Outra parte dos materiais estava, até agora, com Oja Kodar na Croácia, onde vive. Kodar autorizou em Outubro o uso destas filmagens. “Vêm para nós assim que for para avançar”, explicou Marshall.

Quanto aos materiais guardados em França, ali continuaram desde Outubro porque os produtores que garantiram os direitos do filme acharam melhor digitalizar os negativos de Paris e enviá-los para Califórnia, nos Estados Unidos. “Há cerca de um mês, mudámos de ideias. Tornou-se claro que não temos os recursos próprios em Paris para o fazer”, disse Jan Rymsza, explicando que em breve todo o material será reunido nos Estados Unidos. Também para isto serve parte do dinheiro que se quer angariar.

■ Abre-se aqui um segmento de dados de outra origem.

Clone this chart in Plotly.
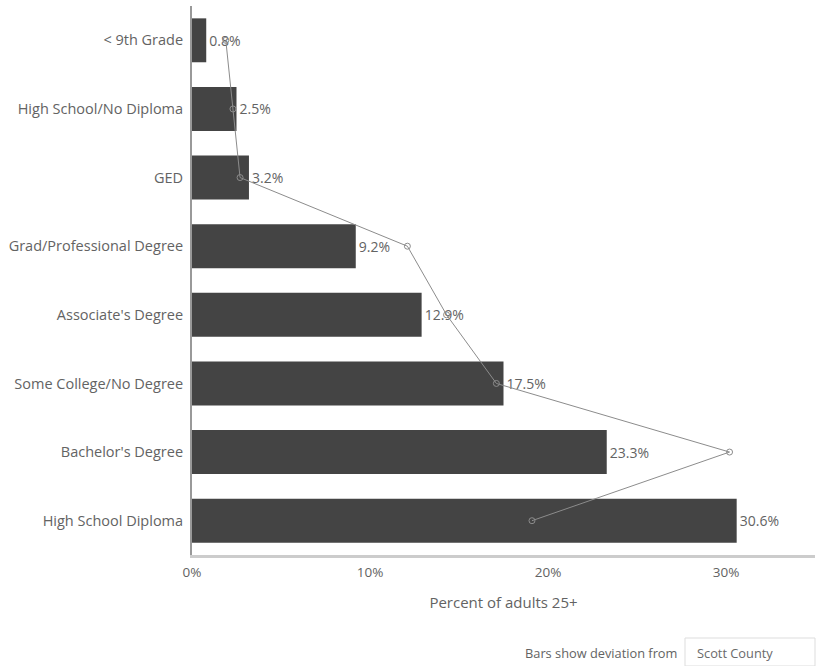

Das diferentes vezes que o PÚBLICO consultou o site da campanha de crowdfunding o valor angariado aumentou. Em nove horas, os produtores conseguiram já 17,3 mil dólares (cerca de 15,4 mil euros). As contribuições variam entre os dez dólares (aproximadamente nove euros) e os 50 mil dólares (44,4 mil euros). Como é habitual nestas campanhas, uma doação dá direito a uma recompensa. Com dez dólares é possível acompanhar o progresso do projecto através de actualizações dadas pela equipa do filme e quanto maior for o financimanento maior será também a recompensa. Há pósteres, fotogtrafias inéditas das filmagens, o filme em DVD quando estiver pronto, charutos, bilhetes para as estreias de Nova Iorque ou Los Angeles ou até as latas onde as fitas estiveram guardadas.